Overall, I guess my answer is I'd stick with content if I were hiring a second full-time team member, but if we can introduce gig working then I’d have a digital person for four hours a week for sure.
I would go outside the box a little here. The one person I would hire would be a marketing wizard who’s not afraid to live dangerously.
In the past couple of years we've seen marketing change drastically. The technology has changed, the trends have changed, even the way we're able to use the information to target different audiences has changed. I would definitely want someone who’s not afraid to test, learn and fail. They'll go big or go home: really figure out what are those key ways and touchpoints that are going to convert people from just coming to the career site and looking around to actually applying for roles.
I think we all agree that we want one content person and one digital/recruitment marketing person.
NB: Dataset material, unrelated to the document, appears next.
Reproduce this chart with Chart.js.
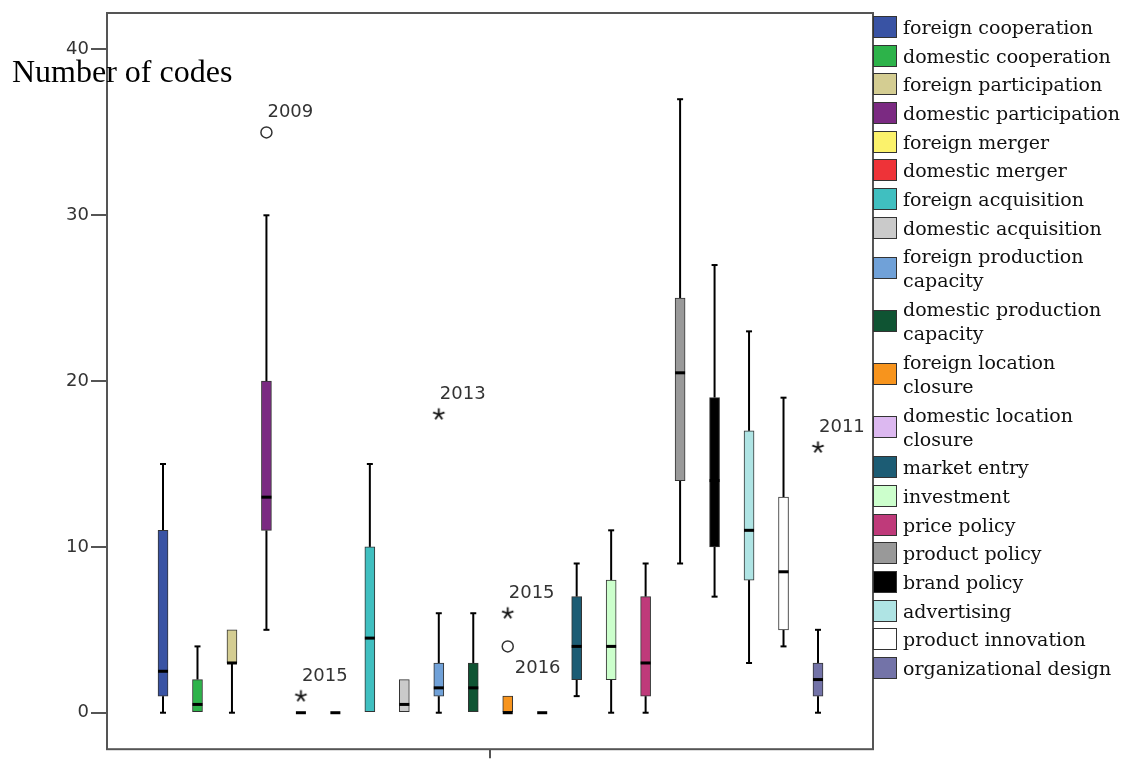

But if it’s just one person, someone who has a mix of both skill sets is ideal.
At the moment, I'm actually going through this hiring process myself and looking for someone to join my team, and I want that person to very much take bits and pieces of all that. What I don’t want is them to just keep everything going as per the status quo because that doesn’t make your brand better. I'm going to hire for potential, where I know they can make us better and I can help them get better, too.
Doing bits of things has always been part of the traditional employer branding role - a bit of this and a bit of that to try to pull everything together. But I love this shift we’re seeing to having a focus on what we need to support us. What we need to empower us as leaders, find the right stories, create the right content and get it out there in the right way.
This would not have been the case five years ago as we’d still be looking for that ‘bitser’ person who could do a little bit of everything. This focus aligns with what we are saying about empowering people and our stakeholders to do what’s important: getting the real lived experience and stories out there.